Cumhuriyeti inşa edenler, cephe gerisindeki şehit çocuklarını yalnız bırakmadı. 23 Nisan, Himaye-i Etfal geleneği ile onlara adandı. Himaye-i Etfal Cemiyeti, bugünün Çocuk Hizmetleri Genel Müdürlüğü'nün tarihi kökenini oluşturuyor.
23 Nisan’ın çocuklara adanmasında önemli rol oynadı
Geçmişi Osmanlı'ya uzanan Cemiyet, 1921 yılında Ankara'da faaliyete geçti. Amaç, Milli Mücadele döneminde kimsesiz kalan çocukların korunması ve yetiştirilmesiydi. Atatürk'ün himayesinde cemiyetin o dönem yaptığı çalışmalar, 23 Nisan’ın çocuklara adanmasında önemli rol oynadı. Cemiyetin yetim ve öksüz çocuklar için yardım toplaması, çocuk bayramına giden sürece katkı sağladı.
Mustafa Kemal Paşa, cemiyetin koruyuculuğunu üstlendi
Milli mücadele için cephede şehit düşenlerin evlatları bütün vatanın evlatları ve yarınlarıydı artık. Büyük Millet Meclisi'ni kuranlar için de onlara sahip çıkmak önemli bir öncelik haline geldi. Mustafa Kemal Paşa, Himaye-i Etfal Cemiyeti'nin koruyuculuğunu kendi ifadesiyle iftiharla üstlendi. Mecliste'ki temsilciler de cemiyete yardım için çalışmalar yürüttü, halkı da bu desteğe teşvik etti.

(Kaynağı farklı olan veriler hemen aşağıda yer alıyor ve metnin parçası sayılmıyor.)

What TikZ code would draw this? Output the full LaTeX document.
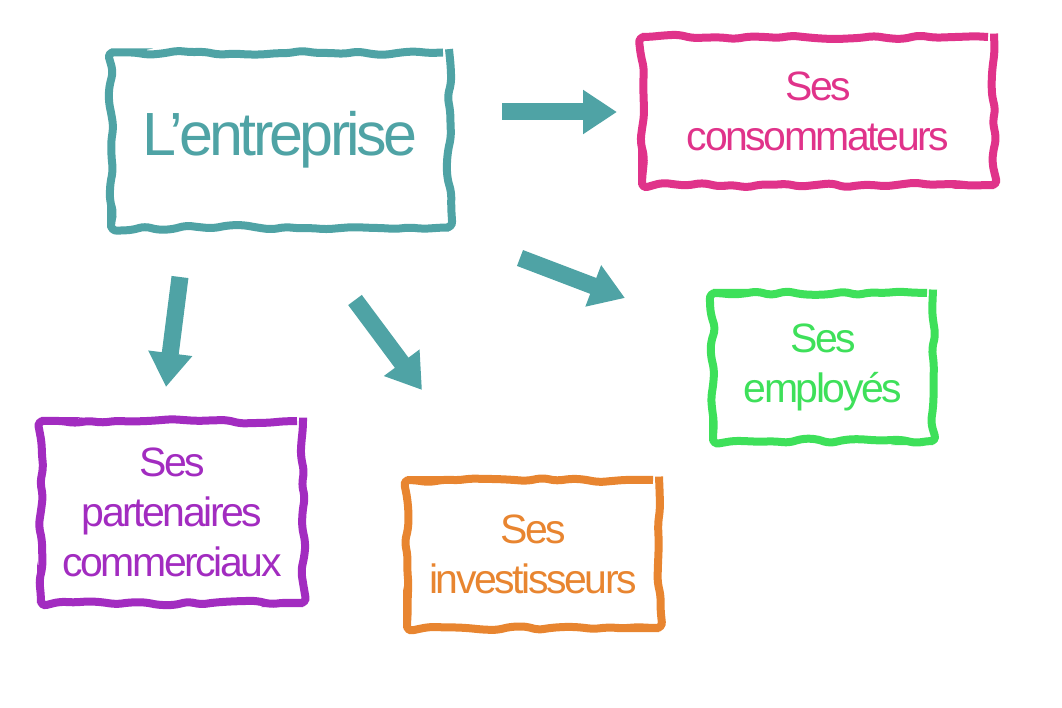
\documentclass[tikz,border=0pt]{standalone}
\usepackage{fontspec}
\setmainfont{Liberation Sans}[LetterSpace=-6]
\usetikzlibrary{arrows.meta,decorations.pathmorphing}
\definecolor{teal1}{HTML}{4FA3A5}
\definecolor{mag}{HTML}{E0338A}
\definecolor{grn}{HTML}{3EE05A}
\definecolor{pur}{HTML}{A22CC0}
\definecolor{org}{HTML}{E88530}
\begin{document}
\begin{tikzpicture}[x=1pt,y=-1pt,
  frame/.style={draw=#1,line width=8pt,rounded corners=6pt,
    decorate,decoration={random steps,segment length=14pt,amplitude=2.5pt},
    text=#1,align=center,inner sep=0pt},
  txt/.style={font=\fontsize{41}{50}\selectfont},
  bigarrow/.style={draw=teal1,line width=17pt,-{Triangle[width=42pt,length=34pt]}}]
\pgfmathsetseed{7}
\useasboundingbox (0,0) rectangle (1062,708);
\node[frame=teal1,minimum width=338pt,minimum height=175pt,font=\fontsize{61}{66}\selectfont] (e) at (280,140) {L'entreprise};
\node[frame=mag,txt,minimum width=352pt,minimum height=148pt] (c) at (818,111) {Ses\\consommateurs};
\node[frame=grn,txt,minimum width=220pt,minimum height=148pt] (em) at (823,367) {Ses\\employés};
\node[frame=pur,txt,minimum width=262pt,minimum height=182pt] (p) at (172,512) {Ses\\partenaires\\commerciaux};
\node[frame=org,txt,minimum width=252pt,minimum height=148pt] (i) at (533,554) {Ses\\investisseurs};
\coordinate (a1s) at (502,112); \coordinate (a1e) at (617,112);
\coordinate (a2s) at (520,258); \coordinate (a2e) at (625,298);
\coordinate (a3s) at (180,277); \coordinate (a3e) at (166,387);
\coordinate (a4s) at (355,300); \coordinate (a4e) at (422,390);
\draw[bigarrow] (a1s) -- (a1e);
\draw[bigarrow] (a2s) -- (a2e);
\draw[bigarrow] (a3s) -- (a3e);
\draw[bigarrow] (a4s) -- (a4e);
\end{tikzpicture}
\end{document}
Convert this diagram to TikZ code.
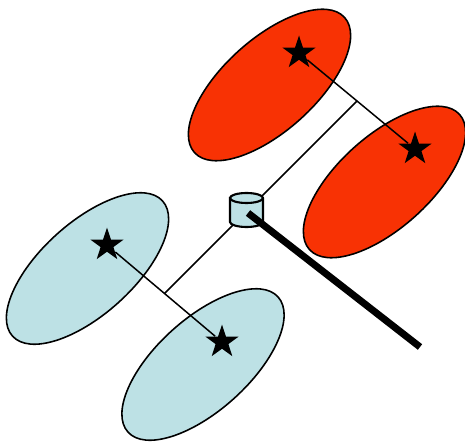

"Çocuklara kol kanat germe onların iyi bir eğitim almalarını sağlama anlamında bir inisiyatif oluşturdu"
Hacı Bayram Veli Üniversitesi Öğretim Görevlisi Dr. Taner Lüleci, Himaye-i Etfal Cemiyeti'ne ilişkin, "Çocuklara kol kanat germe onların iyi bir eğitim almalarını sağlama anlamında bir inisiyatif oluşturdu. Türk milleti şehitlerinin çocuklarına ortada kalan çocuklara bütün varlığıyla elinden gelen yardımı yapmak istemiştir." dedi.
Çocuk Bayramı olarak kutlamaya başladı
Yıllar ilerledikçe cemiyetin sahip çıktığı çocukların 23 Nisan kutlamalarına katılımı arttı. Bu tarih, farklı bir coşkunun ve duyarlılığın simgesi oldu. 1927’de Himaye-i Etfal Cemiyeti 23 Nisan’ı Mustafa Kemal Paşa’nın himayesinde Çocuk Bayramı olarak kutlamaya başladı. 2 yıl sonra, takvimler 23 Nisan 1929’u gösterdiğinde Atatürk, bu bayramı çocuklara armağan etti.
Ulusal egemenliğin kazanıldığı gün, savaş sırasında kimsesiz kalan çocukların en mutlu olduğu güne dönüştü.